* **Aim**: For every line in the data below that contains "matplotlib", copy the line.

* **Recorded information**:
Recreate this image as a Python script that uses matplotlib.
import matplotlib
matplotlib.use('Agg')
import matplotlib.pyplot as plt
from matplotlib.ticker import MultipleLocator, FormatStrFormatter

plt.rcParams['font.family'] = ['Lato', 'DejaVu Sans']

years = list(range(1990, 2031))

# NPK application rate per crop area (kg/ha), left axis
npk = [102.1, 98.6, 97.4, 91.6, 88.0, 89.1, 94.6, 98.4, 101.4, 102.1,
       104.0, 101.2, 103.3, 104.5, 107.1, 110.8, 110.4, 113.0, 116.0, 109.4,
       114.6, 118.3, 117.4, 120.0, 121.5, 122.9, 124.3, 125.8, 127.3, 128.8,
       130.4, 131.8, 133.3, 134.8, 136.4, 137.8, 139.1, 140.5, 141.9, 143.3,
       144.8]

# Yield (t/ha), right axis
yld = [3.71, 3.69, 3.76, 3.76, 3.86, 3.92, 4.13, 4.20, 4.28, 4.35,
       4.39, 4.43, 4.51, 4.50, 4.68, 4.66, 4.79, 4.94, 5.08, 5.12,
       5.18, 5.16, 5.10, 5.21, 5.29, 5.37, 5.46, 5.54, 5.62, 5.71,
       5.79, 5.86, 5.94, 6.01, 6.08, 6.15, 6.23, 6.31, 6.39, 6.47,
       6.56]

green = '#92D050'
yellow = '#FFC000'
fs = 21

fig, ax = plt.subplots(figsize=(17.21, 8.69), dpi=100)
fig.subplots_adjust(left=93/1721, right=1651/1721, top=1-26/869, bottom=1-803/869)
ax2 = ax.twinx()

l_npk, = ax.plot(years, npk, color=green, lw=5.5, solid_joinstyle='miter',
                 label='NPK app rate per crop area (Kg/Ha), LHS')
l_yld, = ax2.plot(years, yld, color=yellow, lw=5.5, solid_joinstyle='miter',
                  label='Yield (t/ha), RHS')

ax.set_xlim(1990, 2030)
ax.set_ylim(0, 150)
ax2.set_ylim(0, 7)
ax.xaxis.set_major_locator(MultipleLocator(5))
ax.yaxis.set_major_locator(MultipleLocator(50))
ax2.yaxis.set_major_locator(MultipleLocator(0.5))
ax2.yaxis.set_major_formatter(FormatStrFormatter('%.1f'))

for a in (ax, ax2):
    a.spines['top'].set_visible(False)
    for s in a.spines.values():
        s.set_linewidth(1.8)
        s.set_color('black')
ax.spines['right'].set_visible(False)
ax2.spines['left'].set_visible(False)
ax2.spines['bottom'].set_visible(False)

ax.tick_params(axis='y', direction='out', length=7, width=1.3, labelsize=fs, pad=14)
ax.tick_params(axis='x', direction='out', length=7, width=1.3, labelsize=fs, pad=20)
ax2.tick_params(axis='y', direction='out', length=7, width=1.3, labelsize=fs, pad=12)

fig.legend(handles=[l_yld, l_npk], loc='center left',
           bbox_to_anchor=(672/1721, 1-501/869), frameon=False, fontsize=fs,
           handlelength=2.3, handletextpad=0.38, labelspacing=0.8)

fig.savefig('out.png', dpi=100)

* **Written reply**:
Recreate this image as a Python script that uses matplotlib.
import matplotlib
matplotlib.use('Agg')
import matplotlib.pyplot as plt
from matplotlib.ticker import MultipleLocator, FormatStrFormatter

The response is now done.